- PROVIDED MATERIAL:
"""
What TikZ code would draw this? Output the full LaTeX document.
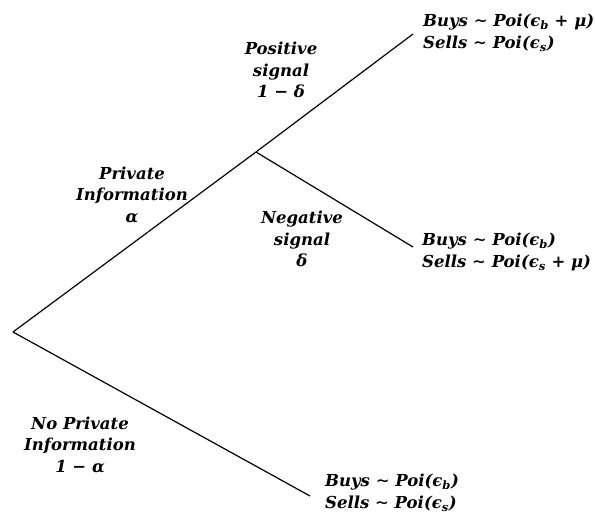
"""
"""
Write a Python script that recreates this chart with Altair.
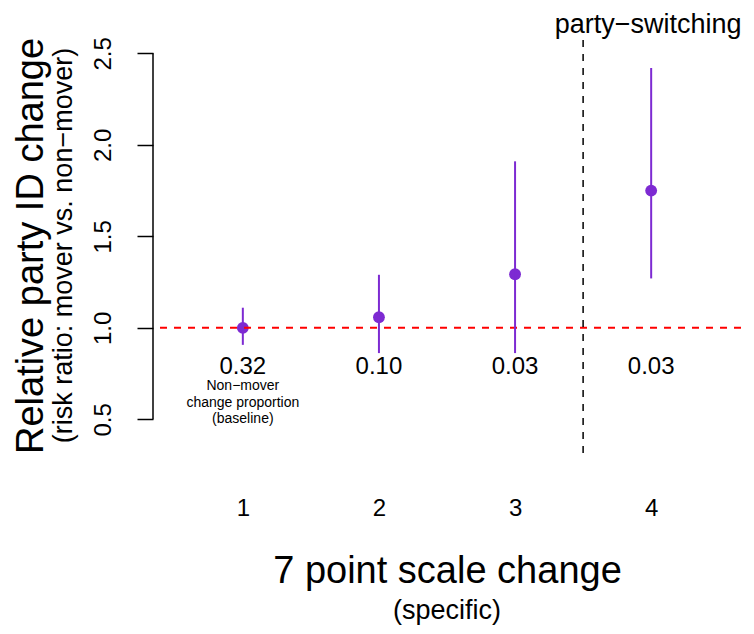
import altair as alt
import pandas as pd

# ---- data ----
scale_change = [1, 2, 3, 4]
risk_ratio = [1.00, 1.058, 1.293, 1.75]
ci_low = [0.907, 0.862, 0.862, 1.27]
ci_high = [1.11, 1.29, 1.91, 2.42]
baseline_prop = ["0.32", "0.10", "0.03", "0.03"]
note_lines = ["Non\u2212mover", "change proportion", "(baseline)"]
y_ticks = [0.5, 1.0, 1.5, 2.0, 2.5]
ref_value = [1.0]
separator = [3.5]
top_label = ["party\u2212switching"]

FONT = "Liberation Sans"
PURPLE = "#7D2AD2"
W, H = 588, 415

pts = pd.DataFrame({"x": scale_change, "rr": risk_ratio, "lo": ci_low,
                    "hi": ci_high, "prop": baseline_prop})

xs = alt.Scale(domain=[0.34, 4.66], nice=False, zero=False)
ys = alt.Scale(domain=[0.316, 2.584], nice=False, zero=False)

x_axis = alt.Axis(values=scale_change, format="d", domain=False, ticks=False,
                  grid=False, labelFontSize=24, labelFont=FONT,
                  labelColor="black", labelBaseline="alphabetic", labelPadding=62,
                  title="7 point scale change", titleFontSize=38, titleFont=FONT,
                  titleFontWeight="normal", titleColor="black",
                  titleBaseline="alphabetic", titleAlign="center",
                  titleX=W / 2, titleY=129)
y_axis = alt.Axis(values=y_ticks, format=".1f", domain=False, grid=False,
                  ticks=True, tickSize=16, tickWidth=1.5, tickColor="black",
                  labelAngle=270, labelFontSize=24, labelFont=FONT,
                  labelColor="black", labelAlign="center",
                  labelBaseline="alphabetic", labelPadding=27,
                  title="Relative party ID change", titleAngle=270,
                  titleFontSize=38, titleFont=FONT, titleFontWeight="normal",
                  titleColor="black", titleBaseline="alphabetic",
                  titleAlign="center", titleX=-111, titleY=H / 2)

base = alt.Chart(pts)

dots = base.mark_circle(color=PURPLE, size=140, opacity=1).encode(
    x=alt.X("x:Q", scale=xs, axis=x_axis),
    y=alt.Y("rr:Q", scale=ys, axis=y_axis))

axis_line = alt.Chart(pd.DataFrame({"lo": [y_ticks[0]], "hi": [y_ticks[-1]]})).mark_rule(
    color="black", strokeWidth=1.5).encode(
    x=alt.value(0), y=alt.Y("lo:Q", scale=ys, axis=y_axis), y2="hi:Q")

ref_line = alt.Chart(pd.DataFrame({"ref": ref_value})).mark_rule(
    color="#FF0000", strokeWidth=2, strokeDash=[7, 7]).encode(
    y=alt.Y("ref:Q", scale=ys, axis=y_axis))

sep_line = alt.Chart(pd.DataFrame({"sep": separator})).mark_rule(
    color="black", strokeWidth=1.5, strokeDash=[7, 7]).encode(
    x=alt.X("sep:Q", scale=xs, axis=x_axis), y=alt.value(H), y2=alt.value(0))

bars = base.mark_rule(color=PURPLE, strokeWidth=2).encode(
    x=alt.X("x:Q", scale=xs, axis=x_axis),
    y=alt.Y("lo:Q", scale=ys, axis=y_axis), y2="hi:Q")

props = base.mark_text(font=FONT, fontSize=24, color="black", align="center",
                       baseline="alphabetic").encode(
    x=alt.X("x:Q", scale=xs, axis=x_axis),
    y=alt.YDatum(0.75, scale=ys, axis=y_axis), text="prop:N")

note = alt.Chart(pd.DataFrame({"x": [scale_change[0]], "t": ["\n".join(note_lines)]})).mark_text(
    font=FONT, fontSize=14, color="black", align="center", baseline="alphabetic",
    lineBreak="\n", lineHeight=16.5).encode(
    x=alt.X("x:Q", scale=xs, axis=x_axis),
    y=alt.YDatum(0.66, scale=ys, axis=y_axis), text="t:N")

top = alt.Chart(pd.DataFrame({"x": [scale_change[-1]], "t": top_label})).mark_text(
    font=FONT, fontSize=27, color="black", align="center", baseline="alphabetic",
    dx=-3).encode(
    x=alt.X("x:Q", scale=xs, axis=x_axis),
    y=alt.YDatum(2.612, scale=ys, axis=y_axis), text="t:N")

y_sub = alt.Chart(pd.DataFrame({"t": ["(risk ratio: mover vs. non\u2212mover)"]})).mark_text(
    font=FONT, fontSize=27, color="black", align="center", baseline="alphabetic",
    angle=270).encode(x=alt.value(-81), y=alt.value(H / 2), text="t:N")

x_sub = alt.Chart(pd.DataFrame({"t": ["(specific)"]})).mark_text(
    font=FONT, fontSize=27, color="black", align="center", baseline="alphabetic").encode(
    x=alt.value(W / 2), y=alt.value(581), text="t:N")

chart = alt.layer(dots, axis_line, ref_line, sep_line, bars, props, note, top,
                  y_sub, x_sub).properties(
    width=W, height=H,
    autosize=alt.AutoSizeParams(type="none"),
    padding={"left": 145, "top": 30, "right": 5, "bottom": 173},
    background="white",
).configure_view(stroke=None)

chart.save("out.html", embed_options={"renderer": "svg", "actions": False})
"""
"""
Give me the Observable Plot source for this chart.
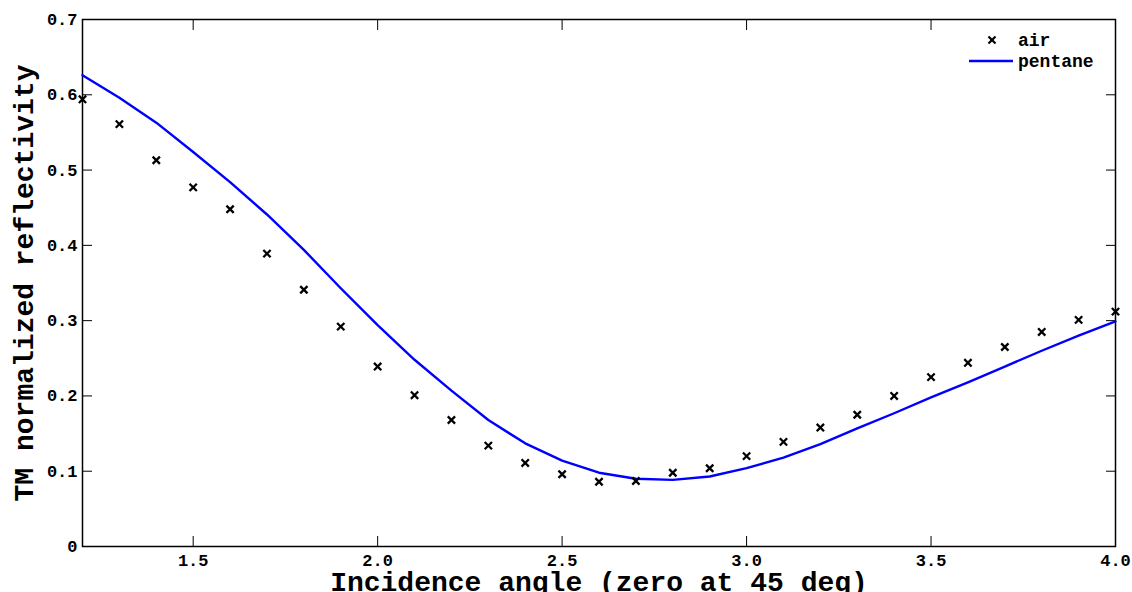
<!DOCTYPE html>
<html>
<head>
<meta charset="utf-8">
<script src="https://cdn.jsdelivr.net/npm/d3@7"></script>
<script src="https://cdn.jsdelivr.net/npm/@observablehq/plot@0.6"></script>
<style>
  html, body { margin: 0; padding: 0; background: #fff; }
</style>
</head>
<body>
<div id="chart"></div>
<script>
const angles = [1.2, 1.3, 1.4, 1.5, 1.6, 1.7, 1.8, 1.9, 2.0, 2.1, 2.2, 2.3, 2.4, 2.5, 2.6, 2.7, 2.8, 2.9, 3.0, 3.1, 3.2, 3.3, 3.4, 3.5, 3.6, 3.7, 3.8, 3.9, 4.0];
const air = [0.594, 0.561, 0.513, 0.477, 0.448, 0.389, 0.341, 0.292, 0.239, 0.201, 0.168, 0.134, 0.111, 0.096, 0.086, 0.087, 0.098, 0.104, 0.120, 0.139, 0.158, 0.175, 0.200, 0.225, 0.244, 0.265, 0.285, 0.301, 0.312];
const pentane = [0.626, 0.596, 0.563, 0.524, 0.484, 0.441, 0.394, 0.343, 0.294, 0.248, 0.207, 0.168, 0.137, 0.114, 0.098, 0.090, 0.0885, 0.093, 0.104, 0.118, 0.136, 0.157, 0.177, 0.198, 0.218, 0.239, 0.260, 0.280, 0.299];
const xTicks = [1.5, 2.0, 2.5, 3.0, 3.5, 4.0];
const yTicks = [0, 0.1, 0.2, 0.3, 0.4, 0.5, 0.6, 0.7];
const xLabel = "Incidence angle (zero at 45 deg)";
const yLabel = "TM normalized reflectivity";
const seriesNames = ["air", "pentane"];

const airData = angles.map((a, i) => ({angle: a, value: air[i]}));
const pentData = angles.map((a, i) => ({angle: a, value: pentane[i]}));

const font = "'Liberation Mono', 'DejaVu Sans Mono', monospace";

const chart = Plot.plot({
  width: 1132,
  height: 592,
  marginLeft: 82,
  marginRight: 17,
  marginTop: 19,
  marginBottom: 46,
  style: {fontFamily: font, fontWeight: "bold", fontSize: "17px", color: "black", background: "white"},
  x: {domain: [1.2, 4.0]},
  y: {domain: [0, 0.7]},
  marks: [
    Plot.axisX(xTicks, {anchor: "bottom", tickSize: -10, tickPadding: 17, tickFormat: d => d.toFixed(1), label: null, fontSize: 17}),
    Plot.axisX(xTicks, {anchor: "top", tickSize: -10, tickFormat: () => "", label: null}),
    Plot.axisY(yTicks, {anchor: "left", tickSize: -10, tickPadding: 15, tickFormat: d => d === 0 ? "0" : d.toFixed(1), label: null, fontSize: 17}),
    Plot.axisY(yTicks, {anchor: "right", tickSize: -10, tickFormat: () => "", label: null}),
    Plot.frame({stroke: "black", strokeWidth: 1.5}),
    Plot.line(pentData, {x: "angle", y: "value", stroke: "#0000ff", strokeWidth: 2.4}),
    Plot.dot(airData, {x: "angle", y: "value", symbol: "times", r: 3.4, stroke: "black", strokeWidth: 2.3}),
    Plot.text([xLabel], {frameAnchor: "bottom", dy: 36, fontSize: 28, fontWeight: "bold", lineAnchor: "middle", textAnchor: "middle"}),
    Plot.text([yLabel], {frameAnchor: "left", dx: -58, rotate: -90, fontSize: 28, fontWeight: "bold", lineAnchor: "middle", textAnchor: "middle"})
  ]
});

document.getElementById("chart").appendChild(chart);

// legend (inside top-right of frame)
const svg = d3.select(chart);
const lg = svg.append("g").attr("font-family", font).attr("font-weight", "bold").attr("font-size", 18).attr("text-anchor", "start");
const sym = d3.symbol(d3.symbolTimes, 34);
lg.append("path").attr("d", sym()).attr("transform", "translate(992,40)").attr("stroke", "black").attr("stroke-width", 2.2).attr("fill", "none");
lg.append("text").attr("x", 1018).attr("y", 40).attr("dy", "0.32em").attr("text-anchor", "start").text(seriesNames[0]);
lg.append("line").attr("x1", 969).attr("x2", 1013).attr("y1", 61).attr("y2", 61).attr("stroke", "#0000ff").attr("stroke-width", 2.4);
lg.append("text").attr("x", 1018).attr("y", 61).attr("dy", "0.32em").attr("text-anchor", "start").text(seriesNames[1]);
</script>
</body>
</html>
"""
Omit all pictures, and reproduce exactly the lines from the one holding "Give me the" through the one holding "Mono', 'DejaVu Sans", both included.

Give me the Observable Plot source for this chart.
<!DOCTYPE html>
<html>
<head>
<meta charset="utf-8">
<script src="https://cdn.jsdelivr.net/npm/d3@7"></script>
<script src="https://cdn.jsdelivr.net/npm/@observablehq/plot@0.6"></script>
<style>
  html, body { margin: 0; padding: 0; background: #fff; }
</style>
</head>
<body>
<div id="chart"></div>
<script>
const angles = [1.2, 1.3, 1.4, 1.5, 1.6, 1.7, 1.8, 1.9, 2.0, 2.1, 2.2, 2.3, 2.4, 2.5, 2.6, 2.7, 2.8, 2.9, 3.0, 3.1, 3.2, 3.3, 3.4, 3.5, 3.6, 3.7, 3.8, 3.9, 4.0];
const air = [0.594, 0.561, 0.513, 0.477, 0.448, 0.389, 0.341, 0.292, 0.239, 0.201, 0.168, 0.134, 0.111, 0.096, 0.086, 0.087, 0.098, 0.104, 0.120, 0.139, 0.158, 0.175, 0.200, 0.225, 0.244, 0.265, 0.285, 0.301, 0.312];
const pentane = [0.626, 0.596, 0.563, 0.524, 0.484, 0.441, 0.394, 0.343, 0.294, 0.248, 0.207, 0.168, 0.137, 0.114, 0.098, 0.090, 0.0885, 0.093, 0.104, 0.118, 0.136, 0.157, 0.177, 0.198, 0.218, 0.239, 0.260, 0.280, 0.299];
const xTicks = [1.5, 2.0, 2.5, 3.0, 3.5, 4.0];
const yTicks = [0, 0.1, 0.2, 0.3, 0.4, 0.5, 0.6, 0.7];
const xLabel = "Incidence angle (zero at 45 deg)";
const yLabel = "TM normalized reflectivity";
const seriesNames = ["air", "pentane"];

const airData = angles.map((a, i) => ({angle: a, value: air[i]}));
const pentData = angles.map((a, i) => ({angle: a, value: pentane[i]}));

const font = "'Liberation Mono', 'DejaVu Sans Mono', monospace";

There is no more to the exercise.